MANCHESTER, NH — Thursday night 60 people from around the state met at Brookside Congregational Church on Elm Street to create a Poor People’s Campaign for New Hampshire.

The new organization will focus on planning 40 days of moral action starting on Mother’s Day, May 13, 2018, in alliance with groups across the country. Members will participate in the Martin Luther King Day event on January 15 at St. George Greek Orthodox Cathedral on Hanover Street.

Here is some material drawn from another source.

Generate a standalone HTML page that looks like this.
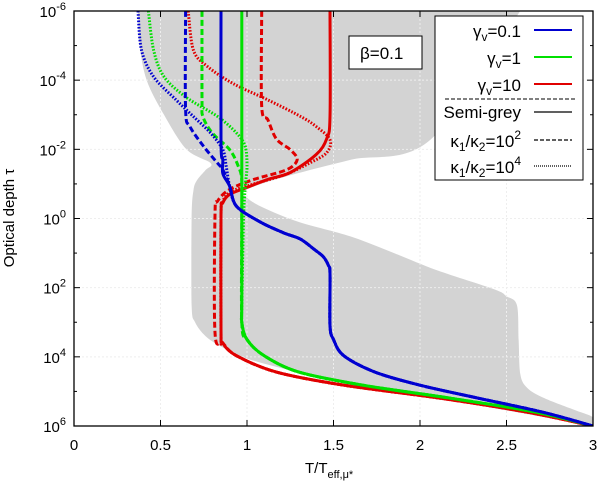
<!DOCTYPE html>
<html><head><meta charset="utf-8"><style>
html,body{margin:0;padding:0;background:#fff;}
svg{display:block;font-family:"Liberation Sans",sans-serif;}
</style></head><body>
<svg id="chart" width="600" height="484" viewBox="0 0 600 484">
<defs><clipPath id="pc"><rect x="74" y="11" width="519" height="415"/></clipPath></defs>
<g id="shade" clip-path="url(#pc)"></g>
<g id="grid"></g>
<g id="series" clip-path="url(#pc)"></g>
<g id="axes"></g>
<text x="14" y="218" transform="rotate(-90 14 218)" text-anchor="middle" font-size="15">Optical depth τ</text>
<text x="305" y="473" font-size="15">T/T<tspan dy="5" font-size="11">eff,μ*</tspan></text>
<g>
<rect x="349" y="36" width="73" height="33" fill="#fff" stroke="#000" stroke-width="1"/>
<text x="360" y="59" font-size="17">β=0.1</text>
</g>
<g>
<rect x="435" y="16" width="148" height="164" fill="#fff" stroke="#000" stroke-width="1"/>
<text x="521" y="37" text-anchor="end" font-size="17">γ<tspan dy="4" font-size="12">v</tspan><tspan dy="-4">=0.1</tspan></text>
<line x1="534" x2="572" y1="30" y2="30" stroke="#0000d0" stroke-width="2"/>
<text x="521" y="64" text-anchor="end" font-size="17">γ<tspan dy="4" font-size="12">v</tspan><tspan dy="-4">=1</tspan></text>
<line x1="534" x2="572" y1="57" y2="57" stroke="#00e000" stroke-width="2"/>
<text x="521" y="91" text-anchor="end" font-size="17">γ<tspan dy="4" font-size="12">v</tspan><tspan dy="-4">=10</tspan></text>
<line x1="534" x2="572" y1="84" y2="84" stroke="#e00000" stroke-width="2"/>
<line x1="445" x2="575" y1="99" y2="99" stroke="#000" stroke-width="1" stroke-dasharray="4 2"/>
<text x="521" y="118" text-anchor="end" font-size="17">Semi-grey</text>
<line x1="534" x2="572" y1="112" y2="112" stroke="#000" stroke-width="1.3"/>
<text x="521" y="147" text-anchor="end" font-size="17">κ<tspan dy="4" font-size="12">1</tspan><tspan dy="-4">/κ</tspan><tspan dy="4" font-size="12">2</tspan><tspan dy="-4">=10</tspan><tspan dy="-8" font-size="12">2</tspan></text>
<line x1="534" x2="572" y1="140" y2="140" stroke="#000" stroke-width="1.3" stroke-dasharray="4 2"/>
<text x="521" y="173" text-anchor="end" font-size="17">κ<tspan dy="4" font-size="12">1</tspan><tspan dy="-4">/κ</tspan><tspan dy="4" font-size="12">2</tspan><tspan dy="-4">=10</tspan><tspan dy="-8" font-size="12">4</tspan></text>
<line x1="534" x2="572" y1="166" y2="166" stroke="#000" stroke-width="1.3" stroke-dasharray="1 1"/>
</g>
</svg>
<script>
// ---- data arrays: [T, log10(tau)] ----
const xTicks = [0, 0.5, 1, 1.5, 2, 2.5, 3];
const xTickLabels = ["0", "0.5", "1", "1.5", "2", "2.5", "3"];
const yTicks = [-6, -4, -2, 0, 2, 4, 6];
const yTickLabels = ["-6", "-4", "-2", "0", "2", "4", "6"];
const yMinorTicks = [-5, -3, -1, 1, 3, 5];
const shadeLeft = [[0.37,-6],[0.38,-5],[0.42,-4],[0.52,-3],[0.65,-2],[0.79,-1.6],[0.76,-1.4],[0.71,-1.1],[0.69,-0.8],[0.68,0],[0.68,2.5],[0.70,3.0],[0.76,3.4],[0.85,3.7],[1.0,4.05],[1.3,4.45],[1.6,4.75],[2.0,5.1],[2.5,5.55],[3.0,6]];
const shadeRight = [[3,6],[3,5.75],[2.9,5.55],[2.72,5.2],[2.62,4.9],[2.58,4.5],[2.57,3.5],[2.56,2.5],[2.5,2.25],[2.43,2.05],[2.1,1.5],[1.85,1.0],[1.6,0.52],[1.3,0.1],[1.1,-0.3],[1.0,-0.6],[1.0,-0.84],[1.25,-1.25],[1.6,-1.7],[2.06,-2.28],[2.58,-6]];
const blueLower = [[0.86,-1.3],[0.90,-0.93],[0.94,-0.35],[1.08,0.11],[1.21,0.41],[1.31,0.6],[1.39,0.9],[1.44,1.1],[1.47,1.35],[1.48,1.6],[1.48,3.1],[1.50,3.5],[1.56,3.97],[1.74,4.44],[2.0,4.82],[2.34,5.2],[2.71,5.6],[3.0,6]];
const blueSemi = [[0.85,-6],[0.85,-2.2],[0.86,-1.7]].concat(blueLower);
const blueK2 = [[0.645,-6],[0.645,-3.15],[0.67,-2.66],[0.75,-2.08],[0.83,-1.6],[0.86,-1.41]].concat(blueLower.slice(1));
const blueK4 = [[0.37,-6],[0.39,-4.87],[0.46,-4.1],[0.59,-3.43],[0.69,-2.95],[0.79,-2.47],[0.86,-1.99],[0.88,-1.51]].concat(blueLower.slice(1));
const greenLower = [[0.97,3.0],[1.0,3.5],[1.10,3.97],[1.30,4.44],[1.67,4.82],[2.18,5.2],[2.67,5.6],[3.0,6]];
const greenSemi = [[0.97,-6],[0.97,0],[0.97,2.5]].concat(greenLower);
const greenK2 = [[0.74,-6],[0.74,-3.43],[0.745,-2.95],[0.80,-2.47],[0.90,-1.99],[0.95,-1.51],[0.97,-1.1],[0.97,0]].concat(greenLower);
const greenK4 = [[0.43,-6],[0.46,-4.87],[0.52,-4.1],[0.65,-3.5],[0.83,-2.95],[0.94,-2.47],[0.99,-2.08],[1.0,-1.5],[0.99,-0.93],[0.98,0],[0.97,2.5]].concat(greenLower);
const redLower = [[0.86,3.6],[0.94,3.97],[1.17,4.44],[1.56,4.82],[2.12,5.2],[2.62,5.6],[3.0,6]];
const redSemi = [[1.48,-6],[1.48,-2.95],[1.46,-2.3],[1.40,-1.85],[1.25,-1.33],[1.12,-1.13],[1.0,-0.9],[0.90,-0.7],[0.86,-0.45],[0.85,-0.1],[0.85,3.2]].concat(redLower);
const redK2 = [[1.085,-6],[1.085,-3.24],[1.12,-2.86],[1.17,-2.3],[1.25,-1.99],[1.29,-1.7],[1.23,-1.41],[1.04,-1.13],[0.90,-0.84],[0.83,-0.5],[0.815,-0.1],[0.815,3.3]].concat(redLower);
const redK4 = [[0.66,-6],[0.69,-4.87],[0.77,-4.4],[0.92,-3.9],[1.12,-3.43],[1.31,-2.95],[1.40,-2.66],[1.48,-2.28],[1.46,-1.9],[1.36,-1.6],[1.22,-1.27],[1.04,-1.0],[0.91,-0.78],[0.86,-0.5],[0.85,-0.1],[0.85,3.3]].concat(redLower);

const L=74,R=593,T=11,B=426;
const X=v=>L+(v-0)/3*(R-L);
const Y=l=>T+(l+6)/12*(B-T);
const NS="http://www.w3.org/2000/svg";
function mk(tag,attrs,parent,text){const e=document.createElementNS(NS,tag);for(const k in attrs)e.setAttribute(k,attrs[k]);if(text!==undefined)e.textContent=text;parent.appendChild(e);return e;}
function smooth(a,cont){
  const p=a.map(q=>[X(q[0]),Y(q[1])]);const n=p.length;
  let d=(cont?"L":"M")+p[0][0].toFixed(1)+","+p[0][1].toFixed(1);
  for(let i=0;i<n-1;i++){
    const p0=p[i>0?i-1:0],p1=p[i],p2=p[i+1],p3=p[i+2<n?i+2:n-1];
    const t=0.16;
    const c1=[p1[0]+(p2[0]-p0[0])*t,p1[1]+(p2[1]-p0[1])*t];
    const c2=[p2[0]-(p3[0]-p1[0])*t,p2[1]-(p3[1]-p1[1])*t];
    d+=" C"+c1.map(v=>v.toFixed(1)).join(",")+" "+c2.map(v=>v.toFixed(1)).join(",")+" "+p2[0].toFixed(1)+","+p2[1].toFixed(1);
  }
  return d;
}

const shadeG=document.getElementById('shade');
const poly=mk('path',{d:smooth(shadeLeft,false)+" "+smooth(shadeRight,true)+" Z",fill:'#d3d3d3'},shadeG);



const gridG=document.getElementById('grid');
xTicks.slice(1,-1).forEach(v=>{const g=mk('line',{x1:X(v),x2:X(v),y1:T,y2:B,stroke:'#eee','stroke-width':1,'stroke-dasharray':'2 2'},gridG);

});
yTicks.slice(1,-1).forEach(v=>{const g=mk('line',{x1:L,x2:R,y1:Y(v),y2:Y(v),stroke:'#eee','stroke-width':1,'stroke-dasharray':'2 2'},gridG);

});

const series=[
 [redK4,'#e00000','1.6 1.6','red-kappa-1e4-line'],[redK2,'#e00000','6 3','red-kappa-1e2-line'],[redSemi,'#e00000',null,'red-semi-grey-line'],
 [greenK4,'#00e000','1.6 1.6','green-kappa-1e4-line'],[greenK2,'#00e000','6 3','green-kappa-1e2-line'],[greenSemi,'#00e000',null,'green-semi-grey-line'],
 [blueK4,'#0000d0','1.6 1.6','blue-kappa-1e4-line'],[blueK2,'#0000d0','6 3','blue-kappa-1e2-line'],[blueSemi,'#0000d0',null,'blue-semi-grey-line']];
const sG=document.getElementById('series');
series.forEach(s=>{const a={d:smooth(s[0],false),fill:'none',stroke:s[1],'stroke-width':3,'stroke-linejoin':'round'};if(s[2])a['stroke-dasharray']=s[2];
const e=mk('path',a,sG);

});

const aG=document.getElementById('axes');
const frame=mk('rect',{x:L,y:T,width:R-L,height:B-T,fill:'none',stroke:'#000','stroke-width':1.3},aG);


xTicks.forEach((v,i)=>{mk('line',{x1:X(v),x2:X(v),y1:B,y2:B-6,stroke:'#000'},aG);mk('line',{x1:X(v),x2:X(v),y1:T,y2:T+6,stroke:'#000'},aG);
const t=mk('text',{x:X(v),y:450,'text-anchor':'middle','font-size':15},aG,xTickLabels[i]);

});
yTicks.forEach((v,i)=>{mk('line',{x1:L,x2:L+6,y1:Y(v),y2:Y(v),stroke:'#000'},aG);mk('line',{x1:R,x2:R-6,y1:Y(v),y2:Y(v),stroke:'#000'},aG);
const t=mk('text',{x:66,y:Y(v)+6,'text-anchor':'end','font-size':15},aG);


mk('tspan',{},t,'10');mk('tspan',{dy:-7,'font-size':11},t,yTickLabels[i]);});
yMinorTicks.forEach(v=>{mk('line',{x1:L,x2:L+3,y1:Y(v),y2:Y(v),stroke:'#000'},aG);mk('line',{x1:R,x2:R-3,y1:Y(v),y2:Y(v),stroke:'#000'},aG);});
</script>
</body></html>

The Poor People’s Campaign: A National Call for Moral Revival, founded by the Rev. William Barber II, aims to unite tens of thousands of people across the country to challenge the evils of systemic racism, poverty, the war economy, ecological devastation and the nation’s distorted morality. It continues an initiative begun 50 years ago by the Rev. Dr. Martin Luther King, Jr., when he turned his focus to uniting poor people across lines of race and geography and pushing their priorities onto the federal agenda.

The New Hampshire group has three co-chairs: Rev. Eric Jackson, minister of Brookside Congregational Church, Rev. Jason Wells of Grace Episcopal Church in Concord, and Executive Director of the NH Council of Churches, and Adol Mashut of Manchester, who is the organization’s youth director.

Organizers of Thursday’s gathering included the American Friends Service Committee, UU Action NH, the Greater Manchester Branch of the NAACP, the Granite State Organizing Project, the NH Council of Churches and NH Voices of Faith.